TASK DIRECTIONS :: Read the entries below and pull out each line with the string "this".

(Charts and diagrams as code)
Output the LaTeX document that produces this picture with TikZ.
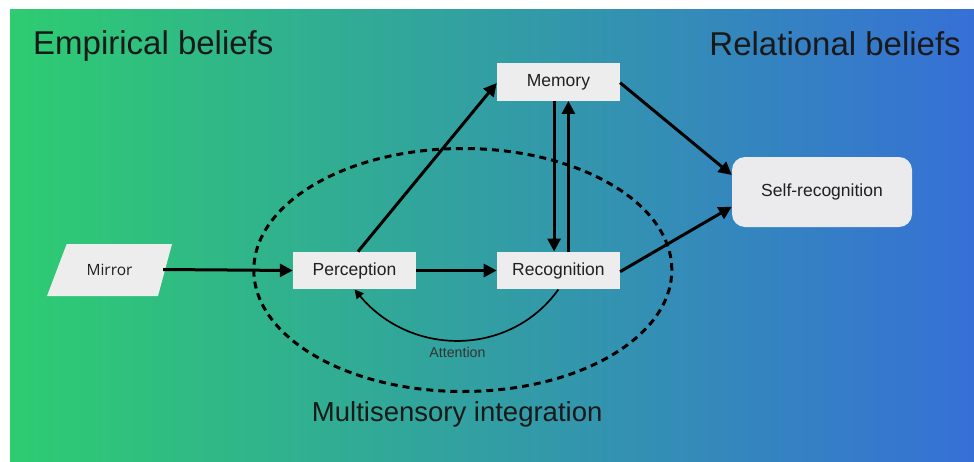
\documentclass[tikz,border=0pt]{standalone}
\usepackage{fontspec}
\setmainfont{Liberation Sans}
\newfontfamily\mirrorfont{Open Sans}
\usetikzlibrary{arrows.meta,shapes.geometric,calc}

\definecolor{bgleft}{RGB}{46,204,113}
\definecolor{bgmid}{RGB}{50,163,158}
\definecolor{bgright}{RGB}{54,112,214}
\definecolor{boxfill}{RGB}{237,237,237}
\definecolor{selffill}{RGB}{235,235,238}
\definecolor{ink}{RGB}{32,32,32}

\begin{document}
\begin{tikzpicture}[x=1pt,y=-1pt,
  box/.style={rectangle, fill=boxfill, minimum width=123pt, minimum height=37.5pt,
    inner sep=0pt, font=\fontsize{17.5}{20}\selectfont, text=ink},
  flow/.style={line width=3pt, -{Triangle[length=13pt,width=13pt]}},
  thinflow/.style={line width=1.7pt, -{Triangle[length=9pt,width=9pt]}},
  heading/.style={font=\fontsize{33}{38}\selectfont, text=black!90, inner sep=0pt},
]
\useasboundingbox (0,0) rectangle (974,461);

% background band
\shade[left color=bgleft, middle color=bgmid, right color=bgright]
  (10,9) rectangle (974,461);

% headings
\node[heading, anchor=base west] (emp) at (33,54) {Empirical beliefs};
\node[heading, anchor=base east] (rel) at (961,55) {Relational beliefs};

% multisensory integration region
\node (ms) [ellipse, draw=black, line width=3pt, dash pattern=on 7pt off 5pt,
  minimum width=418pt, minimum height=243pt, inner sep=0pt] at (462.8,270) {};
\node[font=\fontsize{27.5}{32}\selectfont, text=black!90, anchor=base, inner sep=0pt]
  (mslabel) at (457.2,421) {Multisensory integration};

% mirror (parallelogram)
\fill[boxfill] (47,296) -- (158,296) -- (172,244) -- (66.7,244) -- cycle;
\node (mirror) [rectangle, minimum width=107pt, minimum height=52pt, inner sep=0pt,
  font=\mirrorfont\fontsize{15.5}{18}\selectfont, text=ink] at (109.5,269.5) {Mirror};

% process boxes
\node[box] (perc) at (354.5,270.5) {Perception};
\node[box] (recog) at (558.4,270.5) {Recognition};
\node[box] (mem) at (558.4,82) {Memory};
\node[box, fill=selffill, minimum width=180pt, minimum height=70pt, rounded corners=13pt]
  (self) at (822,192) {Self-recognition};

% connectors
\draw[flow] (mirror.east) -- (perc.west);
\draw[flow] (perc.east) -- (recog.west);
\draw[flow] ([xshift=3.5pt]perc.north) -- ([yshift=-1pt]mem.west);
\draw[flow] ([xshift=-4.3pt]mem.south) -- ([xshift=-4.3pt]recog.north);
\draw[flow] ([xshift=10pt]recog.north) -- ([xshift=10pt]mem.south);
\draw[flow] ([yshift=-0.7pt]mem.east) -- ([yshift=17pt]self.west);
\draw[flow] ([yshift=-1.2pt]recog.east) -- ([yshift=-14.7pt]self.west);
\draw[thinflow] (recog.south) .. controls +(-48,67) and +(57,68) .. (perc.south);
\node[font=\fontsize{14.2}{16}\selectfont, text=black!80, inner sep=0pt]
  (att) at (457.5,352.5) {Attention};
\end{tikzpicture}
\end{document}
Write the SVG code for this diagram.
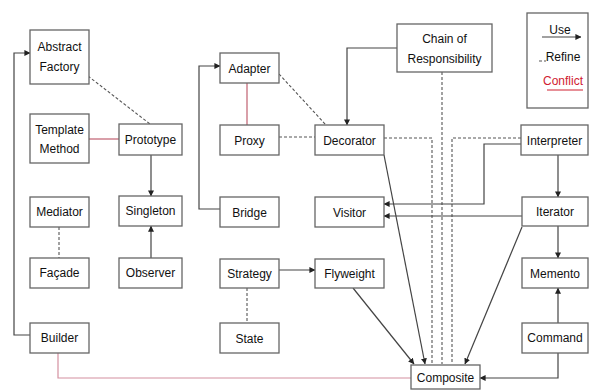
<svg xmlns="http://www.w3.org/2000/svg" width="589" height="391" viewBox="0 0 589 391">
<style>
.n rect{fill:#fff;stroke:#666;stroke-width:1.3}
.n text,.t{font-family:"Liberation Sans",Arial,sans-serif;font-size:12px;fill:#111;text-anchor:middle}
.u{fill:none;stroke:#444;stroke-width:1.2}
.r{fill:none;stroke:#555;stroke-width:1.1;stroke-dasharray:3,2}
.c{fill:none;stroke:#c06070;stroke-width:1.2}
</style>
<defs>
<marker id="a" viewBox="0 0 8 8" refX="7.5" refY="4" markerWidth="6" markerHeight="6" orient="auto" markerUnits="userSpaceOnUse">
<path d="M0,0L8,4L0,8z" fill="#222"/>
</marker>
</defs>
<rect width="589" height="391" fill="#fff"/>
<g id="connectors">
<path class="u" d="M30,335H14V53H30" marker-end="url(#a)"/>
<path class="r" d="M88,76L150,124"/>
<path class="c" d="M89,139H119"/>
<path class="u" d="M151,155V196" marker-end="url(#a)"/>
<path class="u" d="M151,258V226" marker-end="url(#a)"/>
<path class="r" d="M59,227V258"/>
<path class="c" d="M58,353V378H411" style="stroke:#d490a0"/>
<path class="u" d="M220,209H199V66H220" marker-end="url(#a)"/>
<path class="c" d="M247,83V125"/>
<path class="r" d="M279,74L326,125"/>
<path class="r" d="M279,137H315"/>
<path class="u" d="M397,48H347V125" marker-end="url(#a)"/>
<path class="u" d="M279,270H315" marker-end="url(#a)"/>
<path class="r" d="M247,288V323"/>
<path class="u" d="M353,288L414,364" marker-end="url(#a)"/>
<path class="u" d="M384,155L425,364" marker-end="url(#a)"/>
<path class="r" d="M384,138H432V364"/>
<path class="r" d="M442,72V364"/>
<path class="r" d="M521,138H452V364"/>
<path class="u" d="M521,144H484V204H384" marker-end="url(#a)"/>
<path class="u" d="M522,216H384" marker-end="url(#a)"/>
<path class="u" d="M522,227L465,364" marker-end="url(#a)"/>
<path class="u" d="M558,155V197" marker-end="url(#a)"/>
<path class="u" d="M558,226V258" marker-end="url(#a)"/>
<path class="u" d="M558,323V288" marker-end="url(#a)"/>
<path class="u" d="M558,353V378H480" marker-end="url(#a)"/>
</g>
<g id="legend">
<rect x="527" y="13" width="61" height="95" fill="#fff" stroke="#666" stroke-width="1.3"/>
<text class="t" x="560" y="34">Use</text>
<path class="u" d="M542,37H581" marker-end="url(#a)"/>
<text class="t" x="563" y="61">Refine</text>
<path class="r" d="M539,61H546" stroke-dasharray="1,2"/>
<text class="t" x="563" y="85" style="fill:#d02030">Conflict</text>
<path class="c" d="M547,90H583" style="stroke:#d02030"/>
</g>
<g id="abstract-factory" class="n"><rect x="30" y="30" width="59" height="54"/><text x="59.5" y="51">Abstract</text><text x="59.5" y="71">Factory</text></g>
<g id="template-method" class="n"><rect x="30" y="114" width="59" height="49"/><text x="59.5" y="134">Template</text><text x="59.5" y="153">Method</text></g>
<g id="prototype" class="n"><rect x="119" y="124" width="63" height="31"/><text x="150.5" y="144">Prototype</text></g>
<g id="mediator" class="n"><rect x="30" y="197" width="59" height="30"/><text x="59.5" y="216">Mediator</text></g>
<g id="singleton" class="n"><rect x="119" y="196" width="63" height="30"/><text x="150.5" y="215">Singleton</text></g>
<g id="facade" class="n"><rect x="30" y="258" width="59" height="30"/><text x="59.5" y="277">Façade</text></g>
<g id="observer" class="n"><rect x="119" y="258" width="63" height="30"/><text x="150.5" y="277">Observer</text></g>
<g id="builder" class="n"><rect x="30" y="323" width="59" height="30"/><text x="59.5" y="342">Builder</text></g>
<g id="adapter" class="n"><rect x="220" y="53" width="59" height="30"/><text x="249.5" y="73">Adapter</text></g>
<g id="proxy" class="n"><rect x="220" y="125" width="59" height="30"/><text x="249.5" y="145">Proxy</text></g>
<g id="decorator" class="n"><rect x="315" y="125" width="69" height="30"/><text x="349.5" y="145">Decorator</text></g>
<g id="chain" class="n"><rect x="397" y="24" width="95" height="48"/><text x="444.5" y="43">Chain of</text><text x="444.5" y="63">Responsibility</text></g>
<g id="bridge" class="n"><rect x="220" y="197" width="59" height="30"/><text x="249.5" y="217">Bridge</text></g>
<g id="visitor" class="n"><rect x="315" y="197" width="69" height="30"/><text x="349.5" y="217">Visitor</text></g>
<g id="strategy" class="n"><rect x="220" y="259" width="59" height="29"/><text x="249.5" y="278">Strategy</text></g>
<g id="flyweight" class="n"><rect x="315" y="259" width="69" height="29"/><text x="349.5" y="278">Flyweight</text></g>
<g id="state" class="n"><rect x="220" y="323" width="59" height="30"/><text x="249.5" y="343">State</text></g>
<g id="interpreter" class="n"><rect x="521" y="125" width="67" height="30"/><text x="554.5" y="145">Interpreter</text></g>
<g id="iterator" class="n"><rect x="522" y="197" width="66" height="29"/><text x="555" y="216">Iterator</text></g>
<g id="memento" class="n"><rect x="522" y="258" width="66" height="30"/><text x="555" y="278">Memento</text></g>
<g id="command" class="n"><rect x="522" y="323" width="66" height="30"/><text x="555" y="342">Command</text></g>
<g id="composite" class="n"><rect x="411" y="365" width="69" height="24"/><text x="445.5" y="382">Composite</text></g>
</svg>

TASK RESULT ::
Output the LaTeX document that produces this picture with TikZ.
Write the SVG code for this diagram.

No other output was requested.